Air quality in aircraft cabins is monitored for levels of carbon monoxide, carbon dioxide, ozone, and airborne particulates for the health and safety of passengers and crew. Researchers from Turkey writing in the International Journal of Sustainable Aviation, point out that volatile organic compounds are not monitored despite the health and other problems that can arise through exposure to some of these substances. In general, however, organic hydrocarbons are not considered worthy of consideration in assessing the atmosphere to which passengers and crew are exposed as a matter of course in an aircraft.

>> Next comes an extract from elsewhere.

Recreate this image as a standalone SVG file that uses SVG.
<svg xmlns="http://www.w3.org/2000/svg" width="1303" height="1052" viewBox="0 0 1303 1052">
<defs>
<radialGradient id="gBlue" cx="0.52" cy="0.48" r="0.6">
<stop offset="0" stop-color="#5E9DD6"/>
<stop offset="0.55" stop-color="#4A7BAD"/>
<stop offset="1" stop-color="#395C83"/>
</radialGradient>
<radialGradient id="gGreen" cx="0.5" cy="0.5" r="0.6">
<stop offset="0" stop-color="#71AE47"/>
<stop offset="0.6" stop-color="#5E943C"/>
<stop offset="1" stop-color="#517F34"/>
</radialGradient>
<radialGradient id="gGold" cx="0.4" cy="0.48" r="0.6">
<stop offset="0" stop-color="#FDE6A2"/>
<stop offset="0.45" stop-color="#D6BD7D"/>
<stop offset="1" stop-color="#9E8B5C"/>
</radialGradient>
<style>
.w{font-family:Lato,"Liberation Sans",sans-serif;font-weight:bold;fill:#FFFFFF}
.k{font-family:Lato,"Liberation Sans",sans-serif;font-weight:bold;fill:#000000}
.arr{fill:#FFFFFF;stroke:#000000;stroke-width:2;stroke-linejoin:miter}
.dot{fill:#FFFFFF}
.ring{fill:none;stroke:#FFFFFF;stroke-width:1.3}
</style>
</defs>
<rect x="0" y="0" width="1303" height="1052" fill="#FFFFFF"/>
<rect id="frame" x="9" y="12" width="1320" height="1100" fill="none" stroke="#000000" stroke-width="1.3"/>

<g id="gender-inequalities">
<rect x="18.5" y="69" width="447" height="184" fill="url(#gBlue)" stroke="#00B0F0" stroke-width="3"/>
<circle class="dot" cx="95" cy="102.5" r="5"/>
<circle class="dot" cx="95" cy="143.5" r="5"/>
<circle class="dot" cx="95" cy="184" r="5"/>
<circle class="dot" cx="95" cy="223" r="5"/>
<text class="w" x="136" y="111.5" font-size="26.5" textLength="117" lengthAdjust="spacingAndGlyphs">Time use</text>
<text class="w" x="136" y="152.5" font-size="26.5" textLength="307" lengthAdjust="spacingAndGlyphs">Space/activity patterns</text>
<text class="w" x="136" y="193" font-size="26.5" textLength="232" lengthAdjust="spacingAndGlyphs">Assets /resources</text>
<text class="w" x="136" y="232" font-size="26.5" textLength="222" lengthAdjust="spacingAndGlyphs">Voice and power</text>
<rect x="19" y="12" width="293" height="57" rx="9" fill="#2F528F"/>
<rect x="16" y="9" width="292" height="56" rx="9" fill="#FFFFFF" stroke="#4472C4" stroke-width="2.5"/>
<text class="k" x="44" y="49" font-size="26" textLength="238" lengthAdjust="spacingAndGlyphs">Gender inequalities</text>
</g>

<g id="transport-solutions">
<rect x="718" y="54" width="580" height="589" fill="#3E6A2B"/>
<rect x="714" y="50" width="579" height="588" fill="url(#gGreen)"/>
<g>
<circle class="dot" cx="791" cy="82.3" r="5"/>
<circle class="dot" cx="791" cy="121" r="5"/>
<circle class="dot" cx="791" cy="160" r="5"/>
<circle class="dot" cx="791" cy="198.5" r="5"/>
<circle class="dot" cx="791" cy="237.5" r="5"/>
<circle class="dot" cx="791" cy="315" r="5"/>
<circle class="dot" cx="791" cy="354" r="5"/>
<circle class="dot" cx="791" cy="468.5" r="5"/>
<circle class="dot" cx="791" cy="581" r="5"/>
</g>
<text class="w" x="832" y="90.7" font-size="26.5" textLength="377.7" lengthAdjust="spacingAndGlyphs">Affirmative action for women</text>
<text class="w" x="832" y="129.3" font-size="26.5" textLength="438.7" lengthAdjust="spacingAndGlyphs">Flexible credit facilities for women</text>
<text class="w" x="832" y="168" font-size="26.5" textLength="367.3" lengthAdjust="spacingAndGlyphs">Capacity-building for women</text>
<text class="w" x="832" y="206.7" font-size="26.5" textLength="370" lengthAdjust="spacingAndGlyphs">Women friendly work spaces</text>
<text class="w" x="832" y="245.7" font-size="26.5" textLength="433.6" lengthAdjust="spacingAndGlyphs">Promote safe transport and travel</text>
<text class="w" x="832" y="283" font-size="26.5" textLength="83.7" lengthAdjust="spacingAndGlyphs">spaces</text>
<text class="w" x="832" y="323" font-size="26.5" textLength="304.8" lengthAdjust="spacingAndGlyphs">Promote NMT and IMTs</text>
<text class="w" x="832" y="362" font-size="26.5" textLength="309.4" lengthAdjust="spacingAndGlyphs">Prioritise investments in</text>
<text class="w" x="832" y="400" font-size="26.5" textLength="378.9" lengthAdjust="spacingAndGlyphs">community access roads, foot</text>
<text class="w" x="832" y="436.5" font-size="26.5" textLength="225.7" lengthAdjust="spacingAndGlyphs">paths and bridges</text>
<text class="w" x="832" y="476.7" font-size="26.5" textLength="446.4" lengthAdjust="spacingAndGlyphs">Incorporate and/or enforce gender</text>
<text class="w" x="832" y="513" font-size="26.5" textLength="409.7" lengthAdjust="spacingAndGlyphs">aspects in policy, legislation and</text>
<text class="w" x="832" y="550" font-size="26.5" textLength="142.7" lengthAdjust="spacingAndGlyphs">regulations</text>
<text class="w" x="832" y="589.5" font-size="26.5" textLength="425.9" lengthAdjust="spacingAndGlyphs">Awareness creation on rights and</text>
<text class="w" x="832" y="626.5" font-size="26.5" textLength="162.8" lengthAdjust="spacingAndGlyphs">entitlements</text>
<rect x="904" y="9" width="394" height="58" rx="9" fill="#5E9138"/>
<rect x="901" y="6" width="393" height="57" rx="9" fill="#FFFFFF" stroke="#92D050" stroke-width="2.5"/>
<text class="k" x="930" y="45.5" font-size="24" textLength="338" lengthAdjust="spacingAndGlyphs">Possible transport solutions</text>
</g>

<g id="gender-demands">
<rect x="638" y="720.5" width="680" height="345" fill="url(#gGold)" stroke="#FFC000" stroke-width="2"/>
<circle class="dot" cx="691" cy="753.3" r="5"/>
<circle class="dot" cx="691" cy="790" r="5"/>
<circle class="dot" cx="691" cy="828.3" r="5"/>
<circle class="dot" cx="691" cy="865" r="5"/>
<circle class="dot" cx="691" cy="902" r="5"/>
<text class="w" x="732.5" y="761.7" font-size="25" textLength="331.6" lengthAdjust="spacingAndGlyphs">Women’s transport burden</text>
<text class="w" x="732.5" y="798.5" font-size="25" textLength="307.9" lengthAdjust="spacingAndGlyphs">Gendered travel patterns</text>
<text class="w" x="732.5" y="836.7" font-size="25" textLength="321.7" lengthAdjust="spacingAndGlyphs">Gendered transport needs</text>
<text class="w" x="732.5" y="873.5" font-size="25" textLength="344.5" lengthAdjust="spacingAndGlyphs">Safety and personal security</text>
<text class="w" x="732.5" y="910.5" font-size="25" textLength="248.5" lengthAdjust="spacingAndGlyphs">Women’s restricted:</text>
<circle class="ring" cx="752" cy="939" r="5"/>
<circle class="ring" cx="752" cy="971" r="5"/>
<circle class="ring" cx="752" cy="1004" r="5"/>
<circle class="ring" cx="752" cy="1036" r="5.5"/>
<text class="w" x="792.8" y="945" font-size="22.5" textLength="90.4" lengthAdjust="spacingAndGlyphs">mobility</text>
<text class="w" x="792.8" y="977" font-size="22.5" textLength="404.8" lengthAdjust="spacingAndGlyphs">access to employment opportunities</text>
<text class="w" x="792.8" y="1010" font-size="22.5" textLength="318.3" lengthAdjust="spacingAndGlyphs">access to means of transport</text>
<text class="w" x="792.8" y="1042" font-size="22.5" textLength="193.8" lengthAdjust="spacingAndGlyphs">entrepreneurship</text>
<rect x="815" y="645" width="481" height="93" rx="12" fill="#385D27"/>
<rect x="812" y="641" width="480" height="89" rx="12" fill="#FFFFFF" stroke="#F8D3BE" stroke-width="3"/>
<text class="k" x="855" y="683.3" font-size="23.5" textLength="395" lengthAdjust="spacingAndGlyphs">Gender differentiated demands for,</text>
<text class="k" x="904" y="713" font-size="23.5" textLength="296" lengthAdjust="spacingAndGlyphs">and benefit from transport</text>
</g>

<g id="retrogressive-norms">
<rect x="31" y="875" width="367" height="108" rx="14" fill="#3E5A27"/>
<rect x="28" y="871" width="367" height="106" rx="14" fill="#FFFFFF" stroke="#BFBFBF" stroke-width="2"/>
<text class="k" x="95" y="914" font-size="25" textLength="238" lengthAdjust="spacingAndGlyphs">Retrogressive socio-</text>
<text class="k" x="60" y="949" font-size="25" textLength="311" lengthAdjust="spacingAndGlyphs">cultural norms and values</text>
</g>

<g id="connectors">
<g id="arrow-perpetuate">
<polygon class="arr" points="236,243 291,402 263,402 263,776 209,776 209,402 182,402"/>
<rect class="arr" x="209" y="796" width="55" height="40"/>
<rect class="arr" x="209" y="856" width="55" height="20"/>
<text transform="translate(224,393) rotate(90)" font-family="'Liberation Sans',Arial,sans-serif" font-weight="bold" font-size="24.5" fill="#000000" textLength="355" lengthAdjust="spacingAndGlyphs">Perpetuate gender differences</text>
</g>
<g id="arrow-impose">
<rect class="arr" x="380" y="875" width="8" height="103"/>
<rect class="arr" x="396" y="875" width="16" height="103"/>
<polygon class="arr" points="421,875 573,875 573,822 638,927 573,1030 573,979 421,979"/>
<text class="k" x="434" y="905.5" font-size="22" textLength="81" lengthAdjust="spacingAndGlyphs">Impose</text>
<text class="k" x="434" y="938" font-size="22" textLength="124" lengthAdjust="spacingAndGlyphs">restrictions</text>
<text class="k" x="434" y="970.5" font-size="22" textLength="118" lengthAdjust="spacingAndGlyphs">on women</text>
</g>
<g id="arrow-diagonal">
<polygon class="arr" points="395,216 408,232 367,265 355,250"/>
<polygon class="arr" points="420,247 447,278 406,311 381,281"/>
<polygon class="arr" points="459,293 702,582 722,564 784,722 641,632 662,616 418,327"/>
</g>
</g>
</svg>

Veli Gokhan Demir and Enver Yalcin of Balikesir University, Ziya Sogut of the Piri Reis University in Instanbul, and Hikmet Karakoc of Eskişehir Technical University have investigated the potential sources of VOCs in an aircraft and what factors might influence concentrations in the air within the passenger and crew areas. Aircraft that fly at high altitude, such as international passenger aeroplanes are pressurized compartments, often with high occupant density, the effects of any volatile pollutants present in the air in this confined, airtight space, could ultimately have a detrimental effect on frequent flyers whether passenger or crew.
One such source of pollutants discussed by the team is from “bleed air”. Air from outside the aircraft is pressurized by the engines and pumped into the interior and recirculated to help maintain an acceptable pressure within. Bleed air can often carry components from engine oil with it. In extreme cases a so-called fume event may occur where concentrations of substances carried in with this bleed air reach uncomfortable levels inside the aircraft. Other VOCs may be present due to reactions with ozone in the aircraft or from other mechanical equipment, such as air conditioning units. Cleaning agents and even cosmetics and perfumes used by occupants can all add to the recirculating load of volatile materials to which all passengers are ultimately exposed during a high-altitude flight.
The team suggests that carbon filtration should be adopted to scrub recirculating air within an aircraft. In addition, there should be dedicated intake vents for bleed air rather than it passing through engines. Given that the presence of ozone can exacerbate the problem of other pollutants because of its reactivity, scrubbers for this compound should also be put in place. An additional factor is to avoid the intake of bleed air during takeoff when ambient pollution from engines and exhaust and service vehicles would compromise air quality for the duration of the flight.
Demir, V.G., Yalcin, E., Sogut, M.Z. and Karakoc, T.H. (2020) ‘Volatile organic compounds in aircraft cabins’, Int. J. Sustainable Aviation, Vol. 6, No. 2, pp.87–111.